# Pelican 1510 Studio Case Cruzer



## AlexColeman (May 31, 2009)

This PHOTO STUDIOCRUZER - Apple MacBook & Camera Carry-On Case

is a phenomenal case. For 285, you get a precision built, virtually indestructible case that can carry almost all the gear in my sig, and my MB Pro Unibody. More to come, with pics. Any Questions?


----------



## Defy (May 31, 2009)

x2!  I don't have the cool laptop case in the lid but mine has little mesh bags.  The only thing in my sig it doesn't hold is the tripod and i still have plenty of room for 2 more lens like a 24-70 2.8 and the 14-24mm 2.8 which are next on my hit list!


----------



## AlexColeman (Jun 1, 2009)

Bump: Working on the final part/


----------



## Dimitri Studios (Jun 1, 2009)

AlexColeman said:


> This PHOTO STUDIOCRUZER - Apple MacBook & Camera Carry-On Case
> 
> is a phenomenal case. For 285, you get a precision built, virtually indestructible case that can carry almost all the gear in my sig, and my MB Pro Unibody. More to come, with pics. Any Questions?

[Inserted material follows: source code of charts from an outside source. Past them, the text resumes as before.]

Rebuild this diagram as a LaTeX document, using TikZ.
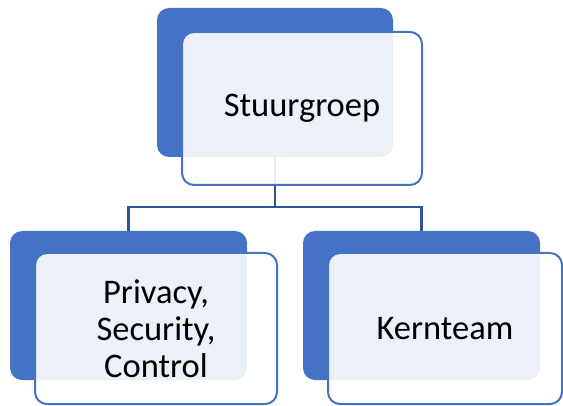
\documentclass[tikz,border=0pt]{standalone}
\usepackage{fontspec}
\setmainfont{Carlito}
\definecolor{accent}{HTML}{4472C4}
\definecolor{linkblue}{HTML}{2F5597}
\tikzset{
  backbox/.style = {
    fill=accent, draw=none, rounded corners=12pt,
    minimum height=149pt
  },
  frontbox/.style = {
    fill=white, fill opacity=0.9, text opacity=1,
    draw=accent, line width=2pt, rounded corners=12pt,
    font=\fontsize{34.5}{37}\selectfont, align=center,
    minimum height=151pt
  },
  link/.style = {draw=linkblue, line width=2.4pt}
}

\begin{document}
\begin{tikzpicture}[x=1pt,y=1pt]
  \useasboundingbox (0,0) rectangle (563,405);
  % connectors first, so the boxes cover them
  \coordinate (top) at (275,322.5);
  \coordinate (left) at (128.5,99.5);
  \coordinate (right) at (421.5,99.5);
  \coordinate (split) at (275,198);
  \draw[link] (top) -- (split) -| (left);
  \draw[link] (split) -| (right);
  % Stuurgroep
  \node[backbox,minimum width=236pt] (sg-back) at (top) {};
  \node[frontbox,minimum width=240pt,minimum height=153pt] (sg) at (302,296.5) {Stuurgroep};
  % Privacy, Security, Control
  \node[backbox,minimum width=237pt] (psc-back) at (left) {};
  \node[frontbox,minimum width=242pt] (psc) at (156,76.5) {Privacy,\\Security,\\Control};
  % Kernteam
  \node[backbox,minimum width=237pt] (kt-back) at (right) {};
  \node[frontbox,minimum width=234pt] (kt) at (445,76.5) {Kernteam};
\end{tikzpicture}
\end{document}
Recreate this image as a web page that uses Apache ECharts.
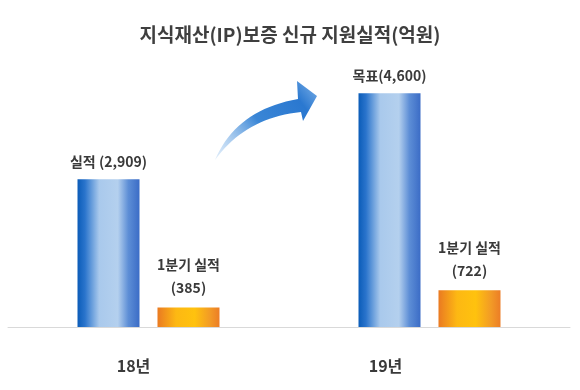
<!DOCTYPE html>
<html><head><meta charset="utf-8">
<script src="https://cdn.jsdelivr.net/npm/echarts@6/dist/echarts.min.js"></script>
<style>html,body{margin:0;padding:0;background:#fff}#c{width:580px;height:390px}</style>
</head><body><div id="c"></div>
<script>
const categories = ['18년', '19년'];
const mainValues = [2909, 4600];
const mainLabels = ['실적 (2,909)', '목표(4,600)'];
const q1Values = [385, 722];
const q1Labels = ['1분기 실적\n(385)', '1분기 실적\n(722)'];

const font = '"Noto Sans CJK KR", "Noto Sans", sans-serif';
const chart = echarts.init(document.getElementById('c'));
function lin(x, y, x2, y2, stops) {
  return {type: 'linear', x: x, y: y, x2: x2, y2: y2,
    colorStops: stops.map(s => ({offset: s[0], color: s[1]}))};
}
const blueGrad = lin(0, 0, 1, 0, [
  [0, '#0b5cb8'], [0.12, '#2a74cc'], [0.35, '#a9c9ec'],
  [0.65, '#b4d0ee'], [0.82, '#5d8ed6'], [1, '#3b6cc6']
]);
const orangeGrad = lin(0, 0, 1, 0, [
  [0, '#ea7a22'], [0.3, '#fdb813'], [0.6, '#ffc20e'], [0.85, '#f29a26'], [1, '#ec7d26']
]);
// decorative arrow outline (quadratic curves sampled)
function quad(p0, p1, p2, n) {
  const pts = [];
  for (let i = 0; i <= n; i++) {
    const t = i / n, u = 1 - t;
    pts.push([u * u * p0[0] + 2 * u * t * p1[0] + t * t * p2[0],
              u * u * p0[1] + 2 * u * t * p1[1] + t * t * p2[1]]);
  }
  return pts;
}
const arrowPts = [].concat(
  quad([215, 160], [236, 110], [298, 99], 20),
  [[297, 81], [317, 96], [303, 121]],
  quad([301, 112], [245, 118], [215, 160], 20)
);
chart.setOption({
  animation: false,
  backgroundColor: '#fff',
  title: {
    text: '지식재산(IP)보증 신규 지원실적(억원)',
    left: 'center', top: 20,
    textStyle: {fontFamily: font, fontSize: 19, fontWeight: 'bold', color: '#3f3f3f'}
  },
  grid: {left: 8, right: 10, top: 73, bottom: 63},
  xAxis: {
    type: 'category', data: categories,
    axisLine: {lineStyle: {color: '#d9d9d9', width: 1}},
    axisTick: {show: false},
    axisLabel: {margin: 31,
      formatter: (v, i) => '{c' + i + '|' + v + '}',
      rich: {
        c0: {padding: [0, 30, 0, 0], fontFamily: font, fontSize: 16, fontWeight: 'bold', color: '#3a3a3a'},
        c1: {padding: [0, 88, 0, 0], fontFamily: font, fontSize: 16, fontWeight: 'bold', color: '#3a3a3a'}
      }}
  },
  yAxis: {type: 'value', min: 0, max: 5000, show: false, splitLine: {show: false}},
  series: [
    {
      type: 'bar', data: mainValues, barWidth: 62, barGap: '29%',
      itemStyle: {color: blueGrad},
      label: {show: true, position: 'top', distance: 11,
        formatter: p => mainLabels[p.dataIndex],
        fontFamily: font, fontSize: 14, fontWeight: 'bold', color: '#3a3a3a'}
    },
    {
      type: 'bar', data: q1Values, barWidth: 62,
      itemStyle: {color: orangeGrad},
      label: {show: true, position: 'top', distance: 8, lineHeight: 23,
        formatter: p => q1Labels[p.dataIndex],
        fontFamily: font, fontSize: 14, fontWeight: 'bold', color: '#3a3a3a'}
    }
  ],
  graphic: [{
    type: 'polygon',
    shape: {points: arrowPts},
    style: {fill: lin(0, 1, 1, 0, [
      [0, 'rgba(160,200,240,0.3)'], [0.45, '#3a86d6'], [0.8, '#2a78d0'], [1, '#7fb2e8']
    ])}
  }]
});
</script></body></html>
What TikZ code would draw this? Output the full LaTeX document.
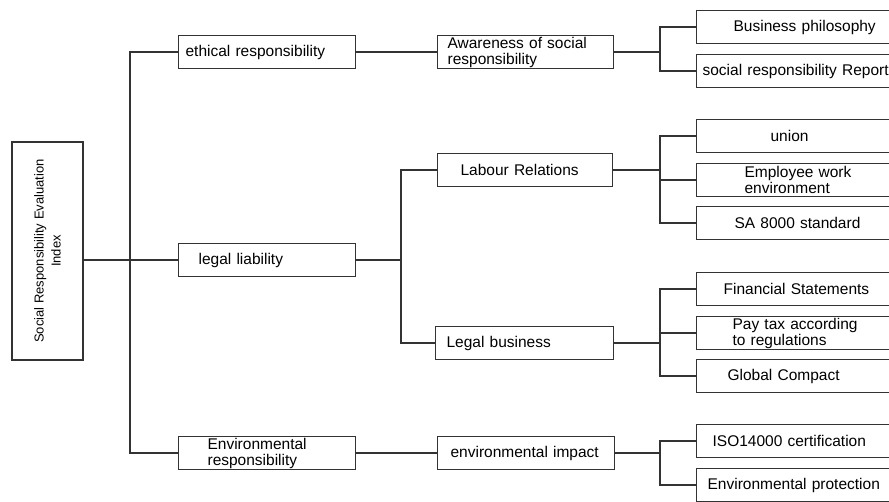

Very nice Alex, thanks for the find!

I have to get one now!!!

Dimitri


----------



## AlexColeman (Jun 1, 2009)

Youll definitely be happy, I just tested it in my pool w/ a few strips of paper to check for leaks, and it is fully WP even w/ me trying to drag it down.

If any of the flights crash, that will probably be the only _black box_ they find.


----------



## Ecas32 (Jun 1, 2009)

haha when i saw this it looked like spam, but then i saw that it was you that posted it..... i guess just a very proud owner?


----------



## usayit (Jun 1, 2009)

I have the regular 1510 with divider set... I can't imagine having a laptop in the lid and still fit my 1dMII.  Did they make the case slightly higher to accommodate?  I hope the panel is hard enough to keep equipment stored from pressing against a fragile LCD panel.


----------



## Defy (Jun 1, 2009)

How do you pack yours?  I am having a fit with my TC and my primes they are too small to put into one of the compartments by themselves!  

Also side note:  How does the 70-200mm preform on the D700?  or do you just use it on the D300?


----------



## usayit (Jun 1, 2009)

Its not the size of the lenses... (most of mine are even smaller than yours).  It is the height of the camera body itself.  

One example of mine packed.  You'll notice the now the prism housing is slightly above the top of the divider set.  Just wondering if they increased the size of the 1510 to acomodate the laptop.


----------